Although Jishnu’s family ended its struggle, the travails of Shahjahan, Shajir Khan, Mini, Sreekumar and Himaval Bhadrananda continued for seven days. All of them had been taken into custody on charges of criminal conspiracy. A Judicial First Class Magistrate’s court eventually let them off on bail on April 11, rejecting the government’s plea against it.

Other charges against them included unlawful assembly and obstruction of duty of the police. The police had also earlier sought them under their custody for a day, but the court had merely allowed them to be questioned only for a few hours. Shahjahan, who is studying law, had to appear for his semester examination from jail; he was also suspended from government service as he had remained in custody for over 48 hours.
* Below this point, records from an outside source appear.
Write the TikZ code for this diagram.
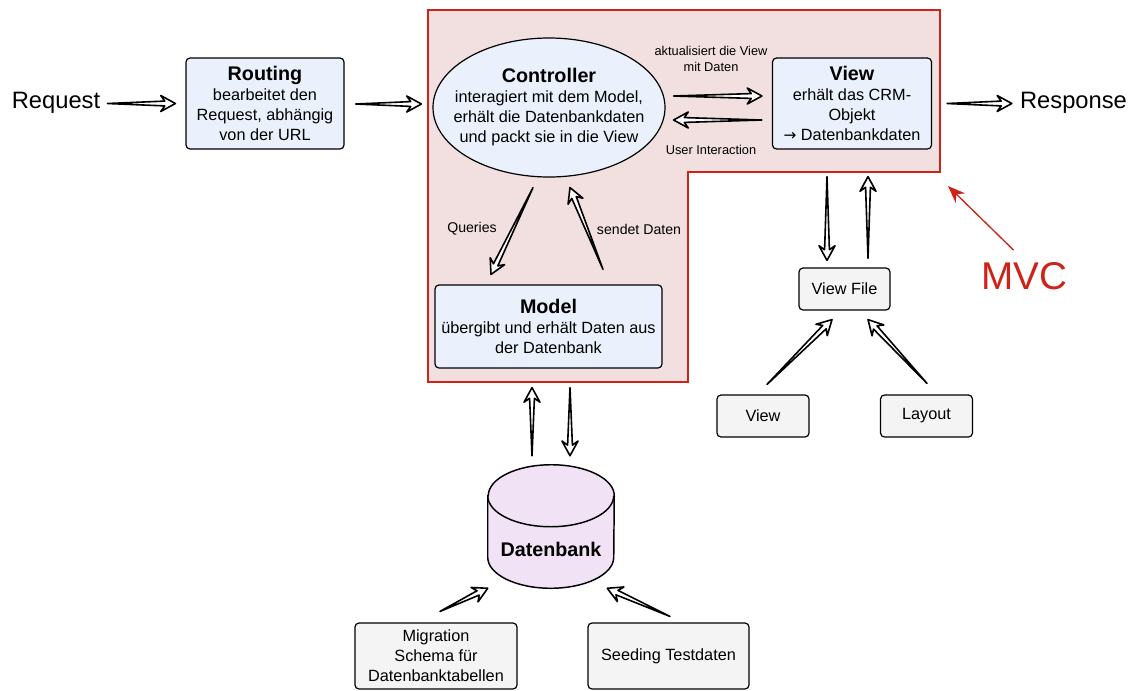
\documentclass[tikz,border=0pt]{standalone}
\usepackage{fontspec}
\setmainfont{Liberation Sans}
\newfontfamily\arrowfont{DejaVu Sans}
\usepackage{xcolor}
\usetikzlibrary{shapes,arrows,arrows.meta,calc,positioning}

\definecolor{boxblue}{HTML}{EAF1FC}
\definecolor{filegray}{HTML}{F4F4F4}
\definecolor{dbpurple}{HTML}{F1E2F6}
\definecolor{mvcpink}{HTML}{F2E0E0}
\definecolor{mvcred}{HTML}{CD2318}

\newcommand{\bodyfont}{\fontsize{12.2}{15}\selectfont}
\newcommand{\titlefont}{\fontsize{14.8}{15}\selectfont\bfseries}
\newcommand{\bigfont}{\fontsize{17.8}{20}\selectfont}
\newcommand{\mvcfont}{\fontsize{29}{32}\selectfont}

% hollow sketch arrow from #1 to #2
\newcommand{\hollowarrow}[2]{%
  \coordinate (ha-s) at #1;
  \coordinate (ha-e) at #2;
  \coordinate (ha-h) at ($(ha-e)!8pt!(ha-s)$);
  \coordinate (ha-b) at ($(ha-e)!11pt!(ha-s)$);
  \draw[hollow] (ha-s) -- ($(ha-h)!1.8pt!90:(ha-e)$) -- ($(ha-b)!6pt!90:(ha-e)$)
    -- (ha-e) -- ($(ha-b)!6pt!-90:(ha-e)$) -- ($(ha-h)!1.8pt!-90:(ha-e)$) -- cycle;}

\begin{document}
\begin{tikzpicture}[x=0.75pt, y=-0.75pt,
  boxnode/.style = {shape=rectangle, rounded corners=3pt,
    draw, line width=0.9pt, align=center, inner sep=0pt, font=\bodyfont},
  bluenode/.style = {boxnode, fill=boxblue},
  graynode/.style = {boxnode, fill=filegray},
  ellnode/.style = {shape=ellipse, draw, line width=0.9pt, fill=boxblue,
    align=center, inner xsep=-14pt, inner ysep=-6pt, font=\bodyfont},
  dbnode/.style = {shape=rectangle, inner sep=0pt, minimum width=94.5pt, minimum height=92.25pt},
  dbshape/.style = {draw, line width=1.1pt, fill=dbpurple},
  smalllabel/.style = {align=center, inner sep=0pt, font=\fontsize{9.6}{12}\selectfont},
  flowlabel/.style = {inner sep=0pt, font=\fontsize{10.6}{13}\selectfont},
  hollow/.style = {draw, fill=white, line width=1.2pt, line join=round},
  mvcregion/.style = {draw=mvcred, fill=mvcpink, line width=2pt, line join=miter},
  mvcarrow/.style = {draw=mvcred, line width=1pt, -{Stealth[length=13pt, width=10pt]}}
  ]
  \useasboundingbox (0,0) rectangle (1132,690);

  % MVC area
  \draw[mvcregion] (428,10) -- (940,10) -- (940,172) coordinate (mvccorner)
    -- (688,172) -- (688,382) -- (428,382) -- cycle;

  \node[font=\bigfont, inner sep=0pt] (request) at (56,103) {Request};
  \node[bluenode, minimum width=118.5pt, minimum height=68.25pt] (routing) at (265,103.5)
    {{\titlefont Routing}\\bearbeitet den\\Request, abhängig\\von der URL};
  \node[ellnode, minimum width=174pt, minimum height=104.25pt] (controller) at (549,107.5)
    {{\titlefont Controller}\\interagiert mit dem Model,\\erhält die Datenbankdaten\\und packt sie in die View};
  \node[bluenode, minimum width=119.25pt, minimum height=68.25pt] (view) at (852,103.5)
    {{\titlefont View}\\erhält das CRM-\\Objekt\\{\arrowfont\fontsize{11.5}{15}\selectfont →} Datenbankdaten};
  \node[bluenode, minimum width=170.25pt, minimum height=62.25pt] (model) at (548.5,326.5)
    {{\titlefont Model}\\übergibt und erhält Daten aus\\der Datenbank};
  \node[font=\bigfont, inner sep=0pt] (response) at (1073.5,103) {Response};

  \node[smalllabel] (updlabel) at (711,59) {aktualisiert die View\\mit Daten};
  \node[smalllabel] (uilabel) at (711,150) {User Interaction};
  \node[flowlabel] (querylabel) at (472,229) {Queries};
  \node[flowlabel] (sendlabel) at (639,229) {sendet Daten};

  \node[graynode, minimum width=68.25pt, minimum height=31.5pt] (viewfile) at (844.5,289) {View File};
  \node[graynode, minimum width=69pt, minimum height=31.5pt] (viewpart) at (763,416) {View};
  \node[graynode, minimum width=69pt, minimum height=31.5pt] (layout) at (926.5,416) {Layout};

  % Datenbank cylinder
  \node[dbnode] (db) at (551,526.5) {};
  \draw[dbshape] ($(db.north west)+(0,31)$) -- ($(db.south west)+(0,-31)$)
    arc[start angle=180, end angle=360, x radius=47.25pt, y radius=23.25pt]
    -- ($(db.north east)+(0,31)$)
    arc[start angle=0, end angle=180, x radius=47.25pt, y radius=23.25pt] -- cycle;
  \draw[line width=1.1pt] ($(db.north west)+(0,31)$)
    arc[start angle=180, end angle=360, x radius=47.25pt, y radius=23.25pt];
  \node[font=\titlefont, inner sep=0pt] (dblabel) at ($(db.center)+(0,22.5)$) {Datenbank};

  \node[graynode, minimum width=121.5pt, minimum height=49.5pt] (migration) at (436,656)
    {Migration\\Schema für\\Datenbanktabellen};
  \node[graynode, minimum width=120.75pt, minimum height=49.5pt] (seeding) at (668.5,656)
    {Seeding Testdaten};

  \node[font=\mvcfont, text=mvcred, inner sep=0pt] (mvc) at (1024.5,276) {MVC};

  % connectors
  \hollowarrow{($(request.east)+(7,0.5)$)}{($(routing.west)+(-10,0)$)}
  \hollowarrow{($(routing.east)+(11,0.5)$)}{($(controller.west)+(-11,-3.5)$)}
  \hollowarrow{($(controller.east)+(8,-11.5)$)}{($(view.west)+(-10,-7.5)$)}
  \hollowarrow{($(view.west)+(-10,16.5)$)}{($(controller.east)+(8,12.5)$)}
  \hollowarrow{($(view.east)+(15,0)$)}{($(response.west)+(-8,0.5)$)}
  \hollowarrow{($(controller.south)+(-16,10)$)}{($(model.north)+(-57.5,-10)$)}
  \hollowarrow{($(model.north)+(54.5,-15)$)}{($(controller.south)+(21,10)$)}
  \hollowarrow{($(view.south)+(-25,27)$)}{($(viewfile.north)+(-17.5,-7)$)}
  \hollowarrow{($(viewfile.north)+(23.5,-9)$)}{($(view.south)+(16,27)$)}
  \hollowarrow{($(viewpart.north)+(4,-10)$)}{($(viewfile.south)+(-12.5,9)$)}
  \hollowarrow{($(layout.north)+(0.5,-11)$)}{($(viewfile.south)+(23.5,9)$)}
  \hollowarrow{($(db.north)+(-19,-9)$)}{($(model.south)+(-16.5,19)$)}
  \hollowarrow{($(model.south)+(21.5,19)$)}{($(db.north)+(19,-9)$)}
  \hollowarrow{($(migration.north)+(4,-11)$)}{(db.south west)}
  \hollowarrow{($(seeding.north)+(1.5,-6)$)}{($(db.south east)+(-7,0)$)}
  \draw[mvcarrow] ($(mvc.north)+(-11,-12)$) -- ($(mvccorner)+(8,14)$);
\end{tikzpicture}
\end{document}
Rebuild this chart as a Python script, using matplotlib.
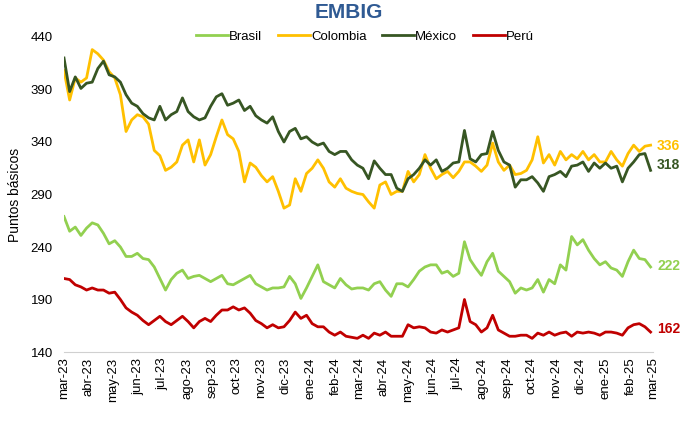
import pandas as pd
import matplotlib.pyplot as plt
import matplotlib.dates as mdates

plt.rcParams['font.family'] = ['Liberation Sans', 'DejaVu Sans']

# weekly readings, 1 mar 2023 -> end feb 2025 (puntos basicos)
dates = pd.date_range('2023-03-01', periods=105, freq='7D')

brasil = [269, 255, 259, 251, 258, 263, 261, 253, 243, 246,
          240, 231, 231, 234, 229, 228, 221, 210, 199, 209,
          215, 218, 210, 212, 213, 210, 207, 210, 213, 205,
          204, 207, 210, 213, 205, 202, 199, 201, 201, 202,
          212, 205, 191, 201, 212, 223, 207, 204, 201, 210,
          204, 200, 201, 201, 199, 205, 207, 199, 193, 205,
          205, 202, 209, 217, 221, 223, 223, 215, 217, 212,
          215, 245, 228, 220, 213, 226, 234, 217, 212, 207,
          196, 201, 199, 201, 209, 197, 209, 205, 223, 218,
          250, 242, 247, 237, 229, 223, 226, 220, 218, 212,
          226, 237, 229, 228, 221]

colombia = [408, 380, 401, 397, 401, 428, 424, 418, 407, 401,
            385, 350, 361, 366, 364, 357, 332, 327, 313, 316,
            321, 337, 342, 321, 342, 318, 328, 345, 361, 347,
            343, 331, 302, 320, 316, 308, 302, 307, 293, 277,
            280, 305, 293, 310, 315, 323, 315, 302, 297, 305,
            296, 293, 291, 290, 283, 277, 299, 302, 290, 293,
            293, 312, 302, 309, 328, 315, 305, 309, 312, 306,
            312, 321, 321, 317, 312, 318, 339, 321, 313, 318,
            309, 310, 313, 323, 345, 320, 328, 318, 331, 323,
            328, 324, 331, 323, 328, 321, 321, 331, 323, 317,
            329, 337, 331, 336, 337]

mexico = [420, 388, 402, 391, 396, 397, 410, 417, 404, 402,
          397, 385, 377, 374, 367, 363, 361, 374, 361, 366,
          369, 382, 369, 364, 361, 363, 374, 383, 386, 375,
          377, 380, 370, 374, 365, 361, 358, 364, 350, 340,
          350, 353, 343, 345, 340, 337, 339, 331, 328, 331,
          331, 323, 318, 315, 305, 322, 315, 309, 309, 296,
          293, 305, 309, 315, 323, 318, 323, 312, 315, 320,
          321, 351, 324, 321, 328, 329, 350, 332, 321, 318,
          297, 304, 304, 307, 301, 293, 307, 309, 312, 307,
          317, 318, 321, 312, 320, 315, 320, 315, 317, 302,
          315, 321, 328, 329, 313]

peru = [210, 209, 204, 202, 199, 201, 199, 199, 196, 197,
        190, 182, 178, 175, 170, 166, 170, 174, 169, 166,
        170, 174, 169, 163, 169, 172, 169, 175, 180, 180,
        183, 180, 182, 177, 170, 167, 163, 166, 163, 164,
        170, 178, 172, 175, 167, 164, 164, 159, 156, 159,
        155, 154, 153, 156, 153, 158, 156, 159, 155, 155,
        155, 166, 163, 164, 163, 159, 158, 161, 159, 161,
        163, 190, 169, 166, 159, 163, 175, 161, 158, 155,
        155, 156, 156, 153, 158, 156, 159, 156, 158, 159,
        155, 159, 158, 159, 158, 156, 159, 159, 158, 156,
        163, 166, 167, 164, 159]

series = [('Brasil', brasil, '#92D050'),
          ('Colombia', colombia, '#FFC000'),
          ('México', mexico, '#375623'),
          ('Perú', peru, '#C00000')]

end_labels = {'Brasil': 222, 'Colombia': 336, 'México': 318, 'Perú': 162}

month_names = ['mar', 'abr', 'may', 'jun', 'jul', 'ago', 'sep', 'oct',
               'nov', 'dic', 'ene', 'feb']
tick_dates = pd.date_range('2023-03-01', '2025-03-01', freq='MS')
tick_labels = [month_names[(d.month - 3) % 12] + '-' + d.strftime('%y') for d in tick_dates]

fig = plt.figure(figsize=(6.98, 4.23), dpi=100)
ax = fig.add_axes([64/698, 71/423, 589/698, 315/423])

for name, vals, color in series:
  ax.plot(dates, vals, color=color, lw=2.0, label=name, solid_joinstyle='round')
  ax.text(dates[-1] + pd.Timedelta(days=8), end_labels[name], str(end_labels[name]),
          color=color, fontsize=10, fontweight='bold', va='center', ha='left')

ax.set_xlim(pd.Timestamp('2023-03-01'), pd.Timestamp('2025-03-01'))
ax.set_ylim(140, 440)
ax.set_yticks(range(140, 441, 50))
ax.set_xticks(tick_dates)
ax.set_xticklabels(tick_labels, rotation=90, fontsize=9.5)
ax.tick_params(axis='y', labelsize=9.5, length=0, pad=8)
ax.tick_params(axis='x', length=0, pad=4)
ax.set_ylabel('Puntos básicos', fontsize=10, labelpad=6)

for s in ['top', 'left', 'right']:
  ax.spines[s].set_visible(False)
ax.spines['bottom'].set_color('#D0D0D0')

fig.text(0.5, 0.97, 'EMBIG', ha='center', va='center', fontsize=15,
         fontweight='bold', color='#2F5A93')
fig.legend(loc='center', bbox_to_anchor=(365/698, 1 - 37/423), ncol=4, frameon=False,
           fontsize=9.5, handlelength=2.4, handletextpad=0.1, columnspacing=1.2)

plt.savefig('out.png', dpi=100)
The issue has now snowballed into a major political controversy, with people from all walks of life coming out with statements against the police action on Jishnu’s family, the arrest of the activists and the imposition of charges of criminal conspiracy against them.

It has also intensified the war of words between the leaders of the CPI(M) and the CPI, key partners in the LDF government, over several such policy and governance issues. These include the death of four Maoists in police action in the Nilambur forests; the imposition of Unlawful Activities (Prevention) Act, or UAPA, on public activists and their arrest on the basis of the law; the government’s stand before the High Court on whether the provisions of the Right to Information Act are applicable to Cabinet decisions as soon as they are made; and the government’s response in the case filed by the relatives of the well-known naxalite, Varghese, seeking compensation for his death in a fake police encounter that took place in the 1970s.

In all such issues, an unusually assertive CPI leadership has been claiming that the State government was deviating from the well-established positions of the Left movement and that the CPI(M) leadership had, in turn, been warning them not to act like they are in the opposition or give a handle to the opposition to attack the government.

In the end, Kerala seemed as surprised by the moral and political strength that the unusual struggle by Jishnu’s mother and her relatives gained in such a short time and the goodwill and empathy they got from across the State as it was by the jarring and puzzling response of the police and the failure of the government to uphold democratic principles in its treatment of a handful of activists who took part in the struggle of a grieving family.

The State is now compelled to look closely at the progress of the investigation into Jishnu’s death and the fate of the activists who tried to offer support to Mahija’s struggle. It has already become a bumpy ride for the 11-month-old LDF government in the State.